Visualizing Japanese Theater (VJT), presented by Carleton College, is an interdisciplinary celebration of Japanese traditions in drama, dance and visual art. Japanese theater, in its two classic forms, is rooted in ancient religion (Noh) and buoyed by popular culture (Kabuki). Visualizing Japanese Theater weaves the classic with the contemporary by adapting the highly stylized traditions of Noh and Kabuki with avant-garde expression and by exploring visual dimensions of theater culture.
This series of events is a collaboration between Carleton College and a variety of academic departments, professional artists (Eiko Otake – recently featured at the Walker Art Center; Bidou Yamaguchi, a Noh mask maker), playwrights (two-time Joyce-Award winner Naomi Iizuka) and directors (Chicago-based Sean Graney) and Twin Cities-based arts organizations.

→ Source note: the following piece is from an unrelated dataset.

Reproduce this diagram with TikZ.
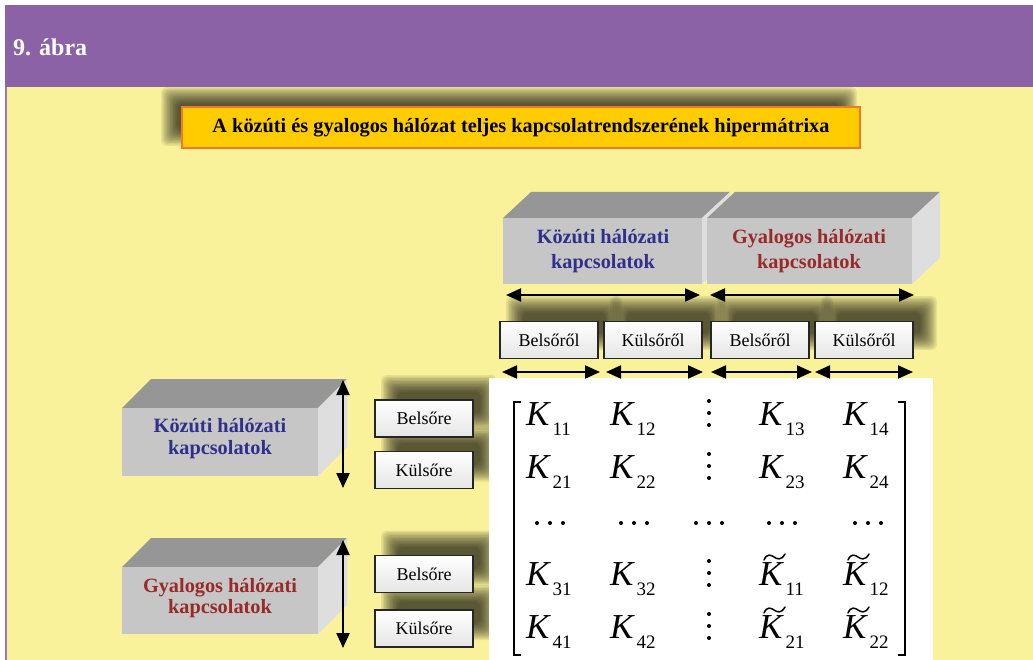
\documentclass[tikz,border=0pt]{standalone}
\usepackage{fontspec}
\setmainfont{Liberation Serif}
\usetikzlibrary{arrows.meta}

\definecolor{headpurple}{RGB}{138,98,165}
\definecolor{edgepurple}{RGB}{160,120,175}
\definecolor{paper}{RGB}{250,242,155}
\definecolor{titlefill}{RGB}{255,204,0}
\definecolor{titleline}{RGB}{240,120,40}
\definecolor{topgray}{RGB}{150,150,150}
\definecolor{frontgray}{RGB}{198,198,198}
\definecolor{sidegray}{RGB}{222,222,222}
\definecolor{roadblue}{RGB}{48,48,140}
\definecolor{walkred}{RGB}{152,42,42}

% soft drop shadow: stacked translucent rectangles
\newcommand{\blurbox}[4]{%
  \foreach \k in {0,...,11}{%
    \fill[black, opacity=0.08, rounded corners=6pt]
      (#1-9+\k*1.5,#2-9+\k*1.5) rectangle (#3+9-\k*1.5,#4+9-\k*1.5);}}

% box in oblique view: front face (x1,y1)-(x2,y2), depth (dx,dy)
\newcommand{\cuboid}[6]{%
  \fill[topgray] (#1,#2) -- (#1+#5,#2-#6) -- (#3+#5,#2-#6) -- (#3,#2) -- cycle;
  \fill[sidegray] (#3,#2) -- (#3+#5,#2-#6) -- (#3+#5,#4-#6) -- (#3,#4) -- cycle;
  \fill[frontgray] (#1,#2) rectangle (#3,#4);}

% matrix entry K with subscript
\newcommand{\Kent}[1]{{\fontsize{35}{35}\selectfont\itshape K}\kern3pt\raisebox{-10pt}{\fontsize{19}{19}\selectfont #1}}

\tikzset{
  x=1pt, y=-1pt,
  dblarrow/.style={line width=2pt,
    {Triangle[length=15pt,width=13pt]}-{Triangle[length=15pt,width=13pt]}},
  tagbox/.style={draw=black!85, line width=1.6pt, top color=white, bottom color=black!10,
    minimum width=98pt, minimum height=37pt, inner sep=0pt,
    font=\fontsize{18}{20}\selectfont},
  facelabel/.style={align=center, inner sep=0pt},
  kent/.style={inner sep=0pt, anchor=base west},
  mdot/.style={fill=black},
  tildemark/.style={line width=1.5pt, line cap=round},
}

\begin{document}
\begin{tikzpicture}
\useasboundingbox (0,0) rectangle (1033,660);
\fill[white] (0,0) rectangle (1033,660);

% header band and page
\fill[headpurple] (5,5) rectangle (1033,87);
\fill[paper] (5,87) rectangle (1033,660);
\fill[edgepurple] (5,87) rectangle (7,660);
\node[anchor=base west, text=white, font=\bfseries\fontsize{24}{24}\selectfont, inner sep=0pt]
  (fig) at (13,56) {9. ábra};

% title
\blurbox{170}{96}{848}{137}
\node[draw=titleline, line width=1.6pt, fill=titlefill, minimum width=678pt, minimum height=41pt,
  inner sep=0pt, font=\bfseries\fontsize{20.3}{20}\selectfont] (title) at (521,127.5)
  {A közúti és gyalogos hálózat teljes kapcsolatrendszerének hipermátrixa};

% column headers
\cuboid{503}{218}{702}{284}{28}{26}
\cuboid{707}{218}{912}{284}{28}{26}
\node[facelabel, text=roadblue, font=\bfseries\fontsize{20.3}{25}\selectfont] (colroad) at (603,251)
  {Közúti hálózati\\kapcsolatok};
\node[facelabel, text=walkred, font=\bfseries\fontsize{20.3}{25}\selectfont] (colwalk) at (809,251)
  {Gyalogos hálózati\\kapcsolatok};

% row headers
\cuboid{122}{408}{318}{476}{29}{29}
\cuboid{122}{567}{318}{634}{29}{29}
\node[facelabel, text=roadblue, font=\bfseries\fontsize{20.3}{22}\selectfont] (rowroad) at (220,439)
  {Közúti hálózati\\kapcsolatok};
\node[facelabel, text=walkred, font=\bfseries\fontsize{20.3}{21}\selectfont] (rowwalk) at (220,598)
  {Gyalogos hálózati\\kapcsolatok};

% shadows of the tags
\foreach \cx in {549,653,760,864}{\blurbox{\cx-49+15}{305}{\cx+49+15}{341}}
\foreach \cy in {418.5,470,574,628.5}{\blurbox{390}{\cy-18.5-16}{488}{\cy+18.5-16}}

% matrix sheet
\fill[white] (489,378) rectangle (933,660);

% column tags
\node[tagbox] (cb1) at (549,340) {Belsőről};
\node[tagbox] (ck1) at (653,340) {Külsőről};
\node[tagbox] (cb2) at (760,340) {Belsőről};
\node[tagbox] (ck2) at (864,340) {Külsőről};

% row tags
\node[tagbox] (rb1) at (424,418.5) {Belsőre};
\node[tagbox] (rk1) at (424,470) {Külsőre};
\node[tagbox] (rb2) at (424,574) {Belsőre};
\node[tagbox] (rk2) at (424,628.5) {Külsőre};

% arrow ends
\coordinate (h1a) at (506,295); \coordinate (h1b) at (700,295);
\coordinate (h2a) at (710,295); \coordinate (h2b) at (914,295);
\coordinate (s1a) at (502,372); \coordinate (s1b) at (600,372);
\coordinate (s2a) at (606,372); \coordinate (s2b) at (703,372);
\coordinate (s3a) at (711,372); \coordinate (s3b) at (812,372);
\coordinate (s4a) at (815,372); \coordinate (s4b) at (913,372);
\coordinate (v1a) at (343,380); \coordinate (v1b) at (343,488);
\coordinate (v2a) at (343,540); \coordinate (v2b) at (343,648);

\foreach \p in {h1,h2,s1,s2,s3,s4,v1,v2}{\draw[dblarrow] (\p a) -- (\p b);}

% brackets
\draw[line width=1.8pt] (521,402) -- (514,402) -- (514,655) -- (521,655);
\draw[line width=1.8pt] (898,402) -- (905,402) -- (905,655) -- (898,655);

% entries
\node[kent] (k11) at (526,425) {\Kent{11}};
\node[kent] (k12) at (610,425) {\Kent{12}};
\node[kent] (k13) at (759,425) {\Kent{13}};
\node[kent] (k14) at (843,425) {\Kent{14}};
\node[kent] (k21) at (526,478) {\Kent{21}};
\node[kent] (k22) at (610,478) {\Kent{22}};
\node[kent] (k23) at (759,478) {\Kent{23}};
\node[kent] (k24) at (843,478) {\Kent{24}};
\node[kent] (k31) at (526,585) {\Kent{31}};
\node[kent] (k32) at (610,585) {\Kent{32}};
\node[kent] (t11) at (759,585) {\Kent{11}};
\node[kent] (t12) at (843,585) {\Kent{12}};
\node[kent] (k41) at (526,638) {\Kent{41}};
\node[kent] (k42) at (610,638) {\Kent{42}};
\node[kent] (t21) at (759,638) {\Kent{21}};
\node[kent] (t22) at (843,638) {\Kent{22}};

% tildes over the pedestrian block
\foreach \t in {t11,t12,t21,t22}{
  \begin{scope}[shift={(\t.base west)}]
    \draw[tildemark] (5,-25) .. controls (8,-32) and (12,-30) .. (15,-28)
      .. controls (18,-26) and (22,-24) .. (26,-31);
  \end{scope}}

% vertical dots in the separator column
\foreach \by in {425,478,585,638}{
  \foreach \d in {0,12,24}{\fill[mdot] (709,\by-\d) circle (2pt);}}

% horizontal dots in the middle row
\foreach \cx in {550,634,709,782,868}{
  \foreach \d in {-13,0,13}{\fill[mdot] (\cx+\d,523) circle (2pt);}}
\end{tikzpicture}
\end{document}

· Lecture: Making Noh Masks, with Bidou Yamaguchi, Mon., Feb. 14
· Exhibition Tour with Bidou Yamaguchi, Tues, Feb. 15
· Japanese Mask Making Workshop, Wed., Feb. 16
· The Last Firefly performances, Carleton Players Production, directed by Sean Graney, Feb. 18 – 20; Feb. 25-27
· Playwrighting workshop with Naomi Iizuka on Sat. Feb. 19
· The exhibit will include works from the Carleton College Art Collection and those on loan from local collectors, as well as the Minneapolis Institute of the Arts
Production of The Last Firefly
Student actors who will bring the production of Naomi Iizuka’s The Last Firefly to life for the first time all participated in a two-week Kabuki theatre workshop, led by David Furomoto, an expert on traditional Japanese theater and other Asian theater forms at the University of Wisconsin-Madison. Sean Graney directs, two-time Joyce Award winner Naomi Iizuka’s script for The Last Firefly, which introduces youth audiences (specifically designed for children 5 to 8 years old) to Japanese literature, folktales and fairytales, which Iizuka grew up listening to.
Sean Graney, Directing the Workshop
Sean Graney’s directorial work includes The Hairy Ape (Goodman Theatre), Edward II (Chicago Shakespeare), Mystery of Irma Vep and What the Butler Saw (Court Theatre, Chicago, IL), The Elephant Man (Steppenwolf Theatre Co), A Hundred Dresses, Honus and Me and Hana’s Suitcase (Chicago Children’s Theatre). Sean is the Artistic Director of The Hypocrites, in Chicago, IL, where his works have included: Oedipus, The Three Penny Opera, Miss Julie, Mud, Cat on a Hot Tin Roof, Angels in America, The Glass Menagerie, Happy Days, Henry the Fifth, Blood Wedding and The Cherry Orchard. Sean is a NEA/TCG Career Development for Directors Program recipient (2004-2006) and has received the Joseph Jefferson Citation for Direction of Equus and Machinal. Sean has been named Chicagoan of the Year (in Theatre) by the Chicago Tribune and Chicago’s Best Avant-Garde Director in Chicago Magazine’s Best of Chicago.
Naomi Iizuka, Playwright
Naomi Iizuka was born in Tokyo and raised in Japan, Indonesia, Holland and Washington D.C., has produced and developed works for theaters across the country including the John F. Kennedy Center for Performing Arts, Huntington Theatre, Actors’ Theatre of Louisville, Berkeley Repertory Theater, the Joseph Papp Public Theater/New York Shakespeare Festival, the Brooklyn Academy of Music’s “Next Wave Festival” and the Goodman Theatre. She is a member of New Dramatists and has been a recipient of the Alpert Award, a Whiting Writers’ Award, a Rockefeller Foundation MAP grant and an NEA/TCG Artist-in-Residence grant. In 2004, Iizuka received her first Joyce Award in Theater and was commissioned by the Goodman Theatre. Her play Ghostwritten, inspired by the classic children’s fable of Rumplestiltskin, premiered in 2009. Iizuka’s Anon(ymous) was commissioned by CTC and contemporized Homer’s The Odyssey, following the path of a teenage refugee fleeing civil war.